The FTC’s settlement was approved by a vote of 3-2, according to two people familiar with the matter. It caps a probe that opened in March 2018 after news that Cambridge Analytica, a consulting firm hired by President Donald Trump’s campaign, obtained user data from a researcher who created a personality quiz app on the social network.

The FTC’s settlement, the largest privacy fine in the agency’s history, marks the most significant action yet against Facebook over a series of mishaps that have compromised users’ data and sent the company reeling from one crisis to another. The mishandling of data has spurred efforts in Washington to pass legislation to better protect the personal information collected by the nation’s technology firms before a window closes ahead of the 2020 presidential campaign.

As the probe dragged on, FTC Chairman Joe Simons came under increasing pressure from lawmakers and privacy advocates to craft a tough settlement that would protect users’ privacy. The deal is likely to leave many critics of the company unsatisfied given the agency’s two Democratic commissioners, Rebecca Kelly Slaughter and Rohit Chopra, voted against it.

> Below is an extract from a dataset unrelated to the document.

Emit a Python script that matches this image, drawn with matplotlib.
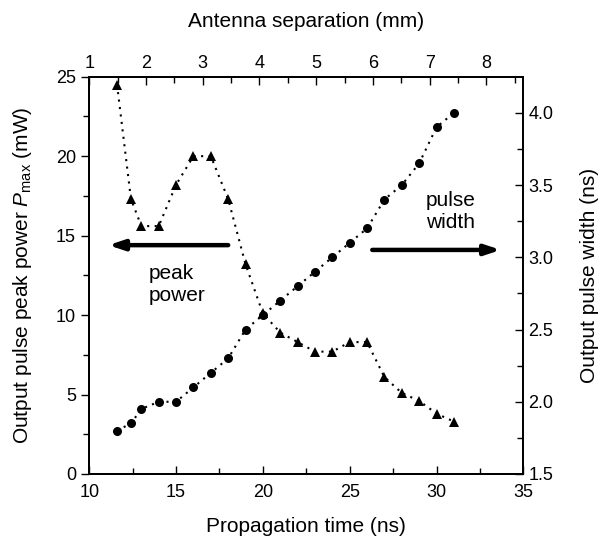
import numpy as np
import matplotlib
matplotlib.use('Agg')
import matplotlib.pyplot as plt

plt.rcParams['font.family'] = ['Liberation Sans', 'DejaVu Sans']
plt.rcParams['mathtext.fontset'] = 'custom'
plt.rcParams['mathtext.rm'] = 'Liberation Sans'
plt.rcParams['mathtext.it'] = 'Liberation Sans:italic'

# propagation time (ns)
t = [11.6, 12.4, 13, 14, 15, 16, 17, 18, 19, 20, 21, 22, 23, 24, 25, 26,
     27, 28, 29, 30, 31]
# output pulse peak power (mW)
p_max = [24.5, 17.3, 15.6, 15.6, 18.2, 20.0, 20.0, 17.3, 13.2, 10.1, 8.9,
         8.3, 7.7, 7.7, 8.3, 8.3, 6.1, 5.1, 4.6, 3.8, 3.3]
# output pulse width (ns)
width = [1.80, 1.85, 1.95, 2.0, 2.0, 2.1, 2.2, 2.3, 2.5, 2.6, 2.7, 2.8,
         2.9, 3.0, 3.1, 3.2, 3.4, 3.5, 3.65, 3.9, 4.0]

fig = plt.figure(figsize=(5.98, 5.44), dpi=100)
ax = fig.add_axes([0.1493, 0.1287, 0.7258, 0.7303])
ax2 = ax.twinx()
ax3 = ax.twiny()

dots = (0, (1, 2.6))
ax.plot(t, p_max, linestyle=dots, color='k', lw=1.5, marker='^', ms=7.5,
        markeredgewidth=0)
ax2.plot(t, width, linestyle=dots, color='k', lw=1.5, marker='o', ms=6.5,
         markeredgewidth=0)

ax.set_xlim(10, 35)
ax.set_ylim(0, 25)
ax2.set_ylim(1.5, 4.25)
ax3.set_xlim(1, 8.65)

ax.set_xticks(np.arange(10, 36, 5))
ax.set_xticks(np.arange(12.5, 35, 5), minor=True)
ax.set_yticks(np.arange(0, 26, 5))
ax.set_yticks(np.arange(2.5, 25, 5), minor=True)
ax2.set_yticks([1.5, 2.0, 2.5, 3.0, 3.5, 4.0])
ax2.set_yticks([1.75, 2.25, 2.75, 3.25, 3.75], minor=True)
ax3.set_xticks(np.arange(1, 9, 1))
ax3.set_xticks(np.arange(1.5, 8.6, 1), minor=True)
ax2.yaxis.set_major_formatter(matplotlib.ticker.FormatStrFormatter('%.1f'))

fs_tick = 13
fs_lab = 15
ax.tick_params(axis='x', which='both', direction='in', labelsize=fs_tick,
               pad=7)
ax.tick_params(axis='y', which='both', direction='out', labelsize=fs_tick)
ax2.tick_params(axis='y', which='both', direction='in', labelsize=fs_tick)
ax3.tick_params(axis='x', which='both', direction='in', labelsize=fs_tick)
for a in (ax, ax2, ax3):
    a.tick_params(which='major', length=6, width=1)
    a.tick_params(which='minor', length=4, width=1)
    for s in a.spines.values():
        s.set_linewidth(1.2)

ax.set_xlabel('Propagation time (ns)', fontsize=fs_lab, labelpad=12)
ax.set_ylabel(r'Output pulse peak power $P_{\mathrm{max}}$ (mW)',
              fontsize=fs_lab, labelpad=16)
ax2.set_ylabel('Output pulse width (ns)', fontsize=fs_lab, labelpad=19)
ax3.set_xlabel('Antenna separation (mm)', fontsize=fs_lab, labelpad=20)

arrow = dict(arrowstyle='-|>,head_length=0.9,head_width=0.3', lw=3.2,
             color='k', capstyle='round', shrinkA=0, shrinkB=0)
ax.annotate('', xy=(11.1, 14.4), xytext=(18.0, 14.4), arrowprops=arrow)
ax.annotate('', xy=(33.7, 14.1), xytext=(26.3, 14.1), arrowprops=arrow)
ax.text(13.4, 13.2, 'peak\npower', fontsize=fs_lab, ha='left', va='top',
        linespacing=1.2)
ax.text(29.4, 17.8, 'pulse\nwidth', fontsize=fs_lab, ha='left', va='top',
        linespacing=1.2)

fig.savefig('out.png', dpi=100)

Facebook declined to comment.

While the FTC settlement removes a major burden weighing on the company, Facebook is still grappling with regulatory scrutiny on a host of other fronts. European Union officials are pursuing multiple data-protection investigations, while U.K. antitrust authorities are examining the company’s dominance in digital advertising.

In the U.S., the Justice Department and the Securities and Exchange Commission opened investigations related to the Cambridge Analytica scandal. Facebook declined to comment on the status of those probes. Separately, the attorney general for Washington, D.C., has sued the company, claiming it failed to safeguard users’ data. Other state attorneys general are also investigating.

The FTC is poised to continue scrutiny of Facebook. As part of a broad agreement with the Justice Department dividing oversight of four of the biggest tech companies, the agency will take responsibility for a potential antitrust investigation into Facebook. One area of focus is likely to be the company’s acquisitions of Instagram and Whatsapp.

The settlement ranks among the highest at the FTC, which reached a $10 billion settlement with Volkswagen AG in 2016 for deceptive advertising in the emission-cheating scandal involving diesel models. The agency’s previous record fine in a privacy action came in 2012, when Alphabet Inc.’s Google paid $22.5 million to settle claims it misrepresented its privacy assurances to Apple Inc.’s Safari users.

The FTC can only impose fines on companies that have previously agreed to settle claims with the agency under consent decrees, but not on first-time offenders. The agency has lobbied for greater authority to penalize wrongdoers in privacy cases, though some have questioned whether it was up to the job of taking advantage of the limited power it has now.

The commission’s 2011 consent decree with Facebook addressed a litany of deceptive practices by the social-media company. Facebook, for example, allowed profile information — photos, education, place of employment — that a user chose to restrict to “Only Friends” or “Friends of Friends” to be accessible to apps that the person’s friends used. Facebook also promised users that it wouldn’t share personal information about them with advertisers when in fact the company identified to advertisers the users who clicked on their ads or to whom ads were targeted.

Under the 2011 settlement, Facebook was required to implement a privacy program, obtain express consent from users before making changes that override privacy preferences, and undergo regular privacy audits.

The Cambridge Analytica incident stems from a personality-quiz app offered to Facebook users by a Cambridge University researcher. About 270,000 people downloaded the app, allowing the researcher to access data about both those individuals and their friends. The information was subsequently sold to Cambridge Analytica.